The outbreak of war brought oil prices into focus. Iran
is among the world's largest exporters of crude and borders the
Strait of Hormuz, a major choke-point for crude tankers through
which roughly a fifth of global consumption flows and which Iran
has previously threatened to close in retaliation to Western
pressure.
As oil prices surged and investors sought safe havens,
U.S. government bond yields rose on bets that higher energy
prices could stoke inflation.
Still, despite the spike in crude prices, the global
benchmark Brent remained well under $80 a barrel. Irene Tunkel,
Chief U.S. Equity Strategist at BCA Research said she does not
see long-term U.S. market implications unless prices soar above
$100 a barrel, which would hurt consumer spending.

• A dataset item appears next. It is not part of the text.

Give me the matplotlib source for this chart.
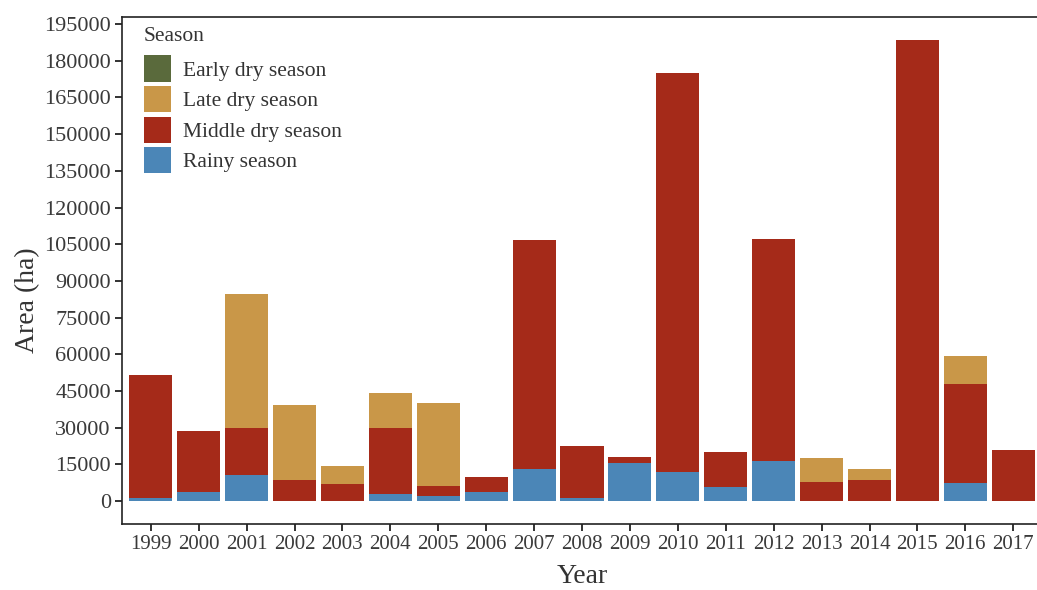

She said that was unlikely unless oil infrastructure is
destroyed or "Iran somehow closes the Strait of Hormuz and (the
conflict) spills out of Iran and energy production in Iraq is
shifted."
The strategist also noted that the S&P 500
pullback on Friday, followed a strong rally from April lows.
U.S. President Donald Trump said there was still time for
Iran to halt the Israeli attacks by reaching a deal to curb its
nuclear programme.
The attacks came at a time when investors were wondering how
central banks would handle interest rates if U.S. consumer
prices rise due to Trump's tariffs.
Jack Janasiewicz, portfolio manager at Natixis Investment
Managers in Boston, said the potential for higher inflation from
rising oil prices looked "less supportive" for U.S. government
bond prices. But he noted that investors typically take
geopolitical crises in their stride.
"Historically speaking with these kind of geopolitical
events, you get the knee-jerk reaction from the market but the
longer-term ramifications tend to fade. History tells us to kind
of look past a lot of this stuff," said Janasiewicz.
OIL PRICE RALLY
Janasiewicz said the ultimate gains in oil prices will
depend on how long the war lasts and whether U.S. supply could
be ramped up to cap prices if there is a supply disruption.
"From a U.S. perspective it's at least a little bit more
insulated because domestic producers could certainly ramp up"
production, Janasiewicz said.
The dollar index, which has recently borne the brunt
of investor risk aversion, again took up the mantle of safe
haven on Friday and was last up about 0.5%.
"The dollar is reverting to that traditional role of safe
haven, which we haven't seen for months," City Index strategist
Fiona Cincotta said.
Despite Wall Street's sell-off, stock prices were still not
far off record highs, and some investors had warned that market
participants may not be cautious enough.
Marlborough fixed income fund manager James Athey said
there was a risk investors dive back into riskier assets too
quickly if tensions do not ratchet up quickly from here.
"In general, markets tend to look through these sorts of
events quite quickly but of course therein lies the risk of
complacency," he said.
"The situation is genuinely tense and fraught and risk
assets are still priced for perfection," he said.